Der Jubel über das beste Resultat, das sogar den Halbfinaleinzug von Davor Suker & Co. 1998 toppte, fiel angesichts der Affäre umso größer aus. «Kroatien ist für uns die Nummer 1 der Welt», schrieb das Internetportal «Index» und spielte auf die zahlreichen Skandale an. «Die Nummer 1 definiert sich nicht allein über die Trophäe, sondern durch die Fähigkeit und die Kraft, sich aus den dunkelsten Momenten seines sportlichen Lebens zu befreien und bis zur Spitze zu kommen.»

Von dem drohenden WM-Aus in der Qualifikation hatte Trainer Zlatko Dalic seine Mannschaft fast bis auf diesen Gipfel geführt. Doch ob er auch bis zur EM 2020 weitermacht, ließ der unkonventionelle 51-Jährige offen. «Was ich nun brauche, ist ein bisschen Ruhe», sagte Dalic auf die Frage zu seinem endenden Vertrag. «Es war herrlich, mit den Jungs zu arbeiten. Ich werde eine Auszeit nehmen, durchatmen. Ich treffe Entscheidungen nie über Nacht.»
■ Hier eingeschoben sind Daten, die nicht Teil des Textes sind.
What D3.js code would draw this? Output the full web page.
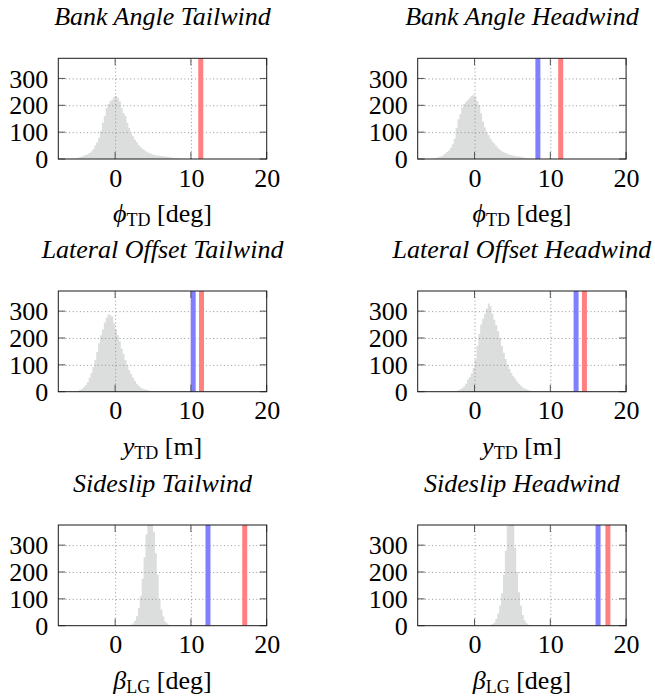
<!DOCTYPE html>
<html><head><meta charset="utf-8">
<script src="https://cdn.jsdelivr.net/npm/d3@7"></script>
<style>
body{margin:0;background:#fff}
text{font-family:"Liberation Serif","Times New Roman",serif;fill:#000}
</style>
</head><body>
<svg id="chart" width="655" height="700"></svg>
<script>
// ---------- data ----------
const titles = ["Bank Angle Tailwind","Bank Angle Headwind","Lateral Offset Tailwind","Lateral Offset Headwind","Sideslip Tailwind","Sideslip Headwind"];
const xSymbols = ["\u03D5","\u03D5","y","y","\u03B2","\u03B2"];
const xSubs = ["TD","TD","TD","TD","LG","LG"];
const xUnits = ["deg","deg","m","m","deg","deg"];
const xTicks = [0,10,20];
const yTicks = [0,100,200,300];
const xDomain = [-7.5,20];
const yDomain = [0,375];
const binWidth = 0.25;
const binStarts = [-6.5,-6.0,-5.5,-3.0,1.5,1.75];

const bankTailwind = [1,1,2,2,3,4,5,7,9,12,15,18,22,28,36,50,62,80,105,135,160,190,205,215,222,232,235,228,215,190,170,160,135,115,95,85,72,62,52,45,38,33,28,24,21,18,16,14,13,12,11,10,9,8,7,6,5,4,4,3,3,2,2,1,1,1];
const bankHeadwind = [1,2,3,4,6,8,10,14,20,26,32,42,55,75,115,148,168,192,205,213,220,228,235,240,232,215,200,170,140,118,98,88,75,65,58,48,40,34,29,25,22,19,17,15,13,11,10,9,8,6,5,4,3,2,1];
const offsetTailwind = [1,2,4,7,11,17,25,36,52,70,92,118,148,180,210,232,258,275,288,285,280,255,232,210,188,160,140,118,98,80,65,52,40,30,22,16,12,9,7,5,3,2,1];
const offsetHeadwind = [1,2,3,5,8,13,20,30,45,55,68,88,120,170,215,250,272,290,310,328,318,290,268,248,225,200,170,145,122,100,85,70,58,48,38,30,23,17,12,9,6,4,2,1];
const sideslipTailwind = [1,2,4,8,18,35,65,110,175,255,340,410,440,420,350,270,190,95,60,34,16,8,4,2,1];
const sideslipHeadwind = [1,3,6,12,25,45,75,120,190,280,370,430,440,380,290,200,125,75,40,20,9,4,2,1];
const histCounts = [bankTailwind,bankHeadwind,offsetTailwind,offsetHeadwind,sideslipTailwind,sideslipHeadwind];

const redValues = [11.3,11.37,11.4,14.5,17.1,17.6];
const blueValues = [null,8.36,10.3,13.4,12.25,16.3];

// ---------- layout ----------
const colLeft = [58.3,417.7];
const rowTop = [58.3,291,525];
const pw = 208.4, ph = 100.7;
const FS = 26;

const svg = d3.select("#chart");

histCounts.forEach((counts,i)=>{
  const col = i%2, row = Math.floor(i/2);
  const g = svg.append("g").attr("transform",`translate(${colLeft[col]},${rowTop[row]})`);
  const x = d3.scaleLinear().domain(xDomain).range([0,pw]);
  const y = d3.scaleLinear().domain(yDomain).range([ph,0]);

  const cid = "clip"+i;
  g.append("clipPath").attr("id",cid).append("rect").attr("width",pw).attr("height",ph);
  const plot = g.append("g").attr("clip-path",`url(#${cid})`);

  // histogram (step area)
  const pts = counts.map((c,k)=>[binStarts[i]+k*binWidth,c]);
  pts.push([binStarts[i]+counts.length*binWidth,counts[counts.length-1]]);
  const area = d3.area().x(d=>x(d[0])).y0(y(0)).y1(d=>y(d[1])).curve(d3.curveStepAfter);
  plot.append("path").datum(pts).attr("d",area).attr("fill","#dcdedd");

  // grid
  const gx = plot.append("g").attr("transform",`translate(0,${ph})`)
    .call(d3.axisBottom(x).tickValues(xTicks.filter(v=>v>xDomain[0]&&v<xDomain[1])).tickSize(-ph).tickFormat(""));
  gx.select(".domain").remove();
  gx.selectAll("line").attr("stroke","#8a8a8a").attr("stroke-width",0.9).attr("stroke-dasharray","1,2.6");
  const gy = plot.append("g")
    .call(d3.axisLeft(y).tickValues(yTicks.filter(v=>v>0)).tickSize(-pw).tickFormat(""));
  gy.select(".domain").remove();
  gy.selectAll("line").attr("stroke","#8a8a8a").attr("stroke-width",0.9).attr("stroke-dasharray","1,2.6");

  // inward tick marks on all sides
  const tl = 7;
  xTicks.forEach(v=>{
    g.append("line").attr("x1",x(v)).attr("x2",x(v)).attr("y1",ph).attr("y2",ph-tl).attr("stroke","#444").attr("stroke-width",0.9);
    g.append("line").attr("x1",x(v)).attr("x2",x(v)).attr("y1",0).attr("y2",tl).attr("stroke","#444").attr("stroke-width",0.9);
  });
  yTicks.forEach(v=>{
    g.append("line").attr("x1",0).attr("x2",tl).attr("y1",y(v)).attr("y2",y(v)).attr("stroke","#444").attr("stroke-width",0.9);
    g.append("line").attr("x1",pw).attr("x2",pw-tl).attr("y1",y(v)).attr("y2",y(v)).attr("stroke","#444").attr("stroke-width",0.9);
  });

  // vertical reference lines
  if(blueValues[i]!==null){
    plot.append("line").attr("x1",x(blueValues[i])).attr("x2",x(blueValues[i])).attr("y1",0).attr("y2",ph)
      .attr("stroke","#8080ff").attr("stroke-width",5);
  }
  plot.append("line").attr("x1",x(redValues[i])).attr("x2",x(redValues[i])).attr("y1",0).attr("y2",ph)
    .attr("stroke","#ff8080").attr("stroke-width",5);

  // frame
  g.append("rect").attr("width",pw).attr("height",ph).attr("fill","none").attr("stroke","#1a1a1a").attr("stroke-width",1);

  // tick labels via axes
  const ax = g.append("g").attr("transform",`translate(0,${ph})`)
    .call(d3.axisBottom(x).tickValues(xTicks).tickSize(0).tickFormat(d3.format("d")));
  ax.select(".domain").remove();
  ax.selectAll("text").attr("y",27.5).attr("dy",0).attr("font-size",FS).attr("font-family","Liberation Serif");
  const ay = g.append("g")
    .call(d3.axisLeft(y).tickValues(yTicks).tickSize(0).tickFormat(d3.format("d")));
  ay.select(".domain").remove();
  ay.selectAll("text").attr("x",-10).attr("dy","0.33em").attr("font-size",FS).attr("font-family","Liberation Serif");

  // title
  g.append("text").attr("x",pw/2).attr("y",-33.3).attr("text-anchor","middle")
    .attr("font-size",FS).attr("font-style","italic").text(titles[i]);

  // x label
  const lab = g.append("text").attr("x",pw/2).attr("y",ph+63).attr("text-anchor","middle").attr("font-size",FS);
  lab.append("tspan").attr("font-style","italic").text(xSymbols[i]);
  lab.append("tspan").attr("font-size",18).attr("dy",4).text(xSubs[i]);
  lab.append("tspan").attr("dy",-4).text(" ["+xUnits[i]+"]");
});
</script>
</body></html>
Die Kroaten präsentierten sich als vorbildliche Verlierer, motzten nicht lange über den Handelfmeter, den Schiedsrichter Nestor Pitana erst nach Videobeweis gab, und der vor dem 1:2 zur Vorentscheidung wurde. Stattdessen stand die mitfühlende Art von Kroatiens Staatspräsidentin Kolinda Grabar-Kitarovic sinnbildlich für den tapferen Umgang mit dem Schmerz der Niederlage. Franzosen wie Kroaten herzte sie gleichermaßen bei der Siegerehrung, auch der Regen machte ihr gar nichts aus. So ließ sie es sich nicht nehmen, völlig durchnässt das Team in der Kabine wieder aufzurichten.

Nach der Ankunft am Flughafen Zagreb sollte es am frühen Nachmittag für die Silbergewinner mit dem offenen Bus zum Ban-Jelacic-Platz gehen. Anschließend wollte Grabar-Kitarovic die Nationalhelden an ihrem Amtssitz empfangen und mit einem Orden auszeichnen. Es könnte nicht die letzte Ehre für Modric & Co. gewesen sein.